Took them to other places that they needed to shop at: the meat market, Costco, bank, and their church to pick up items for the quilting group that meets at my parents' home twice a month to make quilts for people who are homeless or women who are escaping from domestic violence situations.
While at their church, I talked with the receptionist and another woman on staff about some needs that my parents had regarding transportation to and from church. If they are unable to find someone, I requested that a priest visit them to give them Communion (my parents are Catholic).
Without being able to drive a car since December 23rd or having a ride to/from church, this has been quite upsetting to my parents who were use to attending church weekly. I'm hoping that by talking with people at their church in person that something positive will happen soon for my parents.

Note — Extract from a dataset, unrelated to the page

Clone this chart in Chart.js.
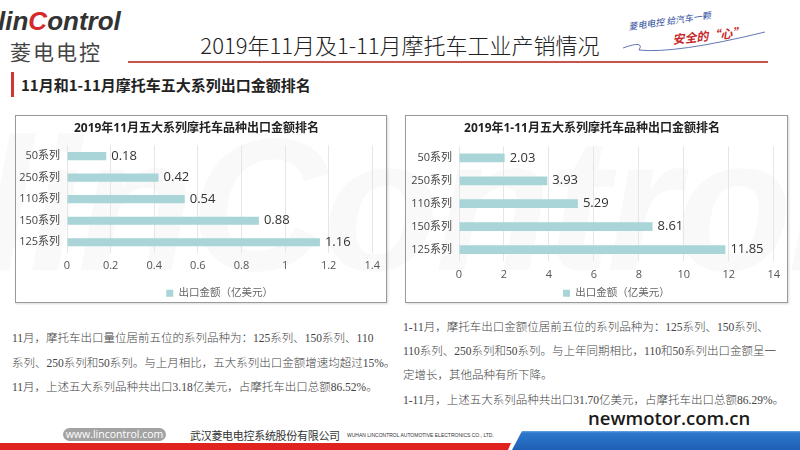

The next stop was back at my parents' home. While I unloaded their groceries and donations for the quilting group, Olivia walked with my dad to take the garbage can to the end of the driveway. He has fallen quite a few times this winter, so her job was to walk with him.
Olivia walked with Papa to the end of the driveway as he took
out the garbage. She went with him to check the mail.
Sophia's job was to take their recycling container to the end of the driveway.
Sophia taking her grandparents' recycling container
to the end of the driveway.
It was 3:30 p.m., and time to head back home after being gone for 6 1/2 hours. (The girls were tired, and Olivia ended up falling asleep on the way back home.)
My parents were both very happy with everything that we were able to do, and waved to us as we left. They called in the evening to thank us again for helping, and wanted to let us know that they enjoyed spending the day with us...and that they had a good dinner (they picked up a ready-to-eat meal from Costco).
It was a good day...and one that we all enjoyed.
There are many other ways to help seniors (if you don't have one or more seniors in your family). On the Doing Good Together website, there are several suggestions for helping seniors in the community.
Adopt a grandparent
Ask the volunteer coordinator at a local nursing home about the process for matching families and residents, then choose an elderly person to visit regularly. Spend time talking, reading, writing letters, playing games, and simply strolling. This is an opportunity that families with children of any age can enjoy.
Assist an elderly person living at home
Our older neighbors could use help with laundry, yard work, and house cleaning. If you don’t know of a senior who needs help, contact an organization in your area that serves the elderly. This can be a one-time commitment or a weekly or monthly affair.
Initiate or help with senior activities
Contact a local nursing home or senior center to see what type of activity would be welcomed. Some ideas: Give a party; assist with celebrations, games or outings; plan and carry out a craft night; share a hobby; help with Bingo; perform a family talent show; escort residents on a walk; or be a lunch buddy.